Творчество Владимира Маяковского до сих пор вызывает много споров. Будут ли грядущие поколения читать Маяковского или не будут? Настоящий он поэт или нет? Искренне ли он писал о Ленине или наводил “хрестоматийный глянец”?
Наверное, каждый, кто знаком с поэзией этого страстного человека, тонкого лирика и при этом “грубого гунна”, нашел для себя ответы на интересующие его вопросы. Бесспорно только одно: это талантливый человек, а его имя – одно из ярчайших имен в литературе ХХ века.
Современники Владимира Маяковского Борис Пастернак и Николай Асеев считали, что Лирический герой его ранней лирики похож на подростка. Можно соглашаться или нет, но именно жажда впечатлений, стремление к самовыражению, бескомпромиссность, некий нигилизм и стремление бросить вызов окружающей серой действительности сближают героя с любым, даже современным, подростком. К тому же герой готов все отдать “за одно только слово, ласковое, человечье”, отсюда – тоска, мечта, но и некоторая озлобленность.
Именно жажда преображения и вызов звучат в одном из ранних произведений – стихотворении 1913 года “А вы могли бы?” , об анализе которого и пойдет речь далее. Уже само название – дерзкий вызов. Кому? Взрослым, привыкшим к обыденности окружающего мира? Литераторам, пишущим о вечном?
А может, географам, которые еще не все открыли на земном шаре. Ведь начинается стихотворение удивительными строчками:
Я сразу смазал карту будня, плеснувши краску из стакана…
О какой карте идет речь? Конечно же, о географической! Именно пятно краски, появившееся на карте, дает возможность представить, как появляется новое государство, в котором возникает абсолютно другая реальность.

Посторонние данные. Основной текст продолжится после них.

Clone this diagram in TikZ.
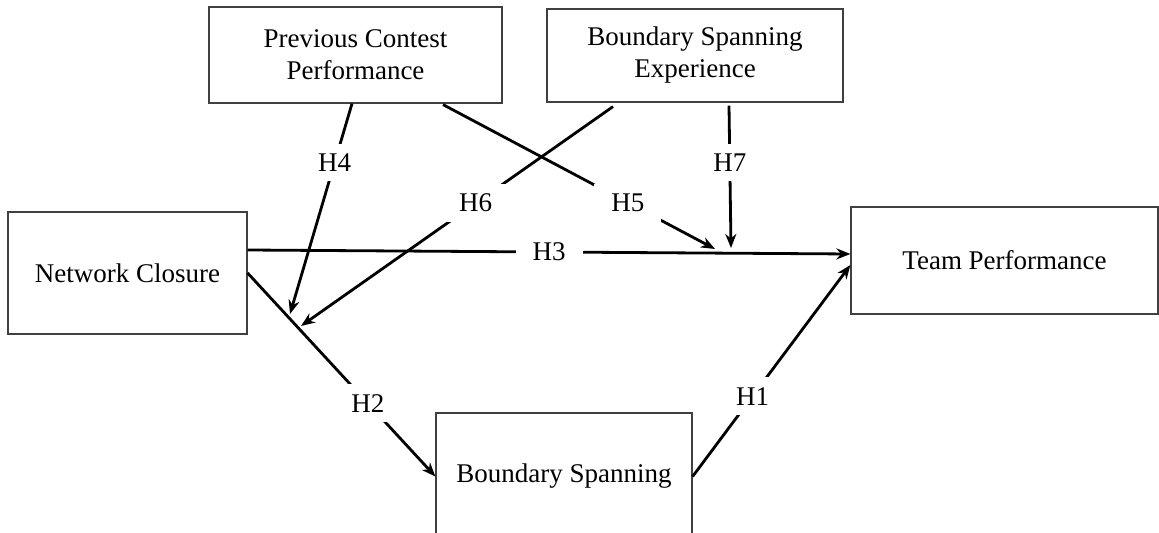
\documentclass[tikz,border=0pt]{standalone}
\usepackage{fontspec}
\setmainfont{Liberation Serif}
\usetikzlibrary{arrows.meta,calc}

\begin{document}
\begin{tikzpicture}[
    x=0.5pt, y=-0.5pt,
    box/.style={rectangle, draw=black!75, line width=0.6pt, fill=white, inner sep=0pt, align=center, font=\fontsize{13.5}{16}\selectfont},
    hyp/.style={rectangle, fill=white, inner xsep=8.5pt, inner ysep=5pt, font=\fontsize{13.5}{16}\selectfont},
    arrow/.style={-{Stealth[length=7pt,width=5.5pt]}, line width=1.4pt, black}
]
\useasboundingbox (0,0) rectangle (1159,533);
\clip (0,0) rectangle (1159,533);

% Moderators
\node[box, minimum width=146.5pt, minimum height=48pt] (pcp) at (355.5,55) {Previous Contest\\Performance};
\node[box, minimum width=148pt, minimum height=46.5pt] (bse) at (695,55.5) {Boundary Spanning\\Experience};

% Main constructs
\node[box, minimum width=119.5pt, minimum height=61pt] (nc) at (127.5,273) {Network Closure};
\node[box, minimum width=153.5pt, minimum height=53.5pt] (tp) at (1004.5,260.5) {Team Performance};
\node[box, minimum width=128pt, minimum height=63.5pt] (bs) at (564,476.5) {Boundary Spanning};

% Where the moderating arrows land
\coordinate (h4end) at (290,314);
\coordinate (h6end) at (301,326);
\coordinate (h5end) at (715,249);
\coordinate (h7end) at (731,248);

% Direct paths
\draw[arrow] ($(nc.east)+(0,-23)$) -- node[hyp] {H3} ($(tp.west)+(0,-6.5)$);
\draw[arrow] (nc.east) -- node[hyp, pos=0.64] {H2} (bs.west);
\draw[arrow] (bs.east) -- node[hyp, pos=0.38] {H1} ($(tp.west)+(0,4.5)$);

% Moderating paths
\draw[arrow] ($(pcp.south)+(-3.5,0)$) -- node[hyp, pos=0.28] {H4} (h4end);
\draw[arrow] ($(pcp.south)+(87.5,1)$) -- node[hyp, pos=0.68] {H5} (h5end);
\draw[arrow] ($(bse.south)+(-82,4)$) -- node[hyp, pos=0.44] {H6} (h6end);
\draw[arrow] ($(bse.south)+(34,3)$) -- node[hyp, pos=0.4] {H7} (h7end);
\end{tikzpicture}
\end{document}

Там на блюде студня можно увидеть “косые скулы океана” , а “на чешуе жестяной рыбы” можно прочесть “зовы новых губ” . Только человек с романтическим мировосприятием может все это заметить и облечь в словесную форму.
Но подобное стремление создавать другую реальность, наверное, больше свойственно ребенку. Герой же, скорее, стремится имеющуюся реальность подстроить под себя. Не случайно он говорит: “Я сразу смазал карту будня…” , то есть изменил окружающую действительность.
Слово “будни” имеет форму только множественного числа. Использование же автором стихотворения формы единственного числа – “будня” – подчеркивает, что такая картина может возникнуть в восприятии героя только однажды, только сегодня. Наступит другой “будень” – и появится совершенно новая картина мира.
Удивительно и то, что в эту игру герой пытается вовлечь окружающих. Без всякого пренебрежения, а скорее, с задором, возникающим тогда, когда идет соревнование, герой восклицает:
А вы ноктюрн сыграть могли бы на флейте водосточных труб?
Дескать, а вам слабо? Слабо сделать то, чего еще не приходилось делать в своей жизни? Слабо на миг забыть о том, что ты взрослый серьезный человек?
Конечно, каждый читатель воспринимает это призыв по-своему? Но любой хоть на миг испытает чувство, которое переживает участник соревнования. Стремление сделать что-то такое, чего еще никому не удавалось сделать.
Многие критики отмечали, что в ранней лирике Маяковского его метафоры необычны, их трудно представить. Действительно, если метафора основана на переносном значении по сходству, то у Маяковского, скорее, сходства вообще нет. Ведь только он смог увидеть “в чешуе жестяной рыбы зовы новых губ” , а в верхнем слое жира на блюде студня “косые скулы океана” . Такое видение мира частично можно объяснить близостью к Футуризму, который искал новые способы и формы самовыражения.
Однако Борис Пастернак писал: “Это была поэзия мастерски вылепленная, горделивая, демократическая и в то же время безмерно обреченная, гибнущая, почти зовущая на помощь”.
С этими словами трудно не согласиться: уже через год появятся стихотворения “Адище города”, “Нате!”, “Вам!”, в которых герой будет страдать от непонимания окружающих. Но это будет позже. А вот это раннее стихотворение “А вы могли бы?” оставляет у каждого ценителя поэзии очень светлое романтическое чувство.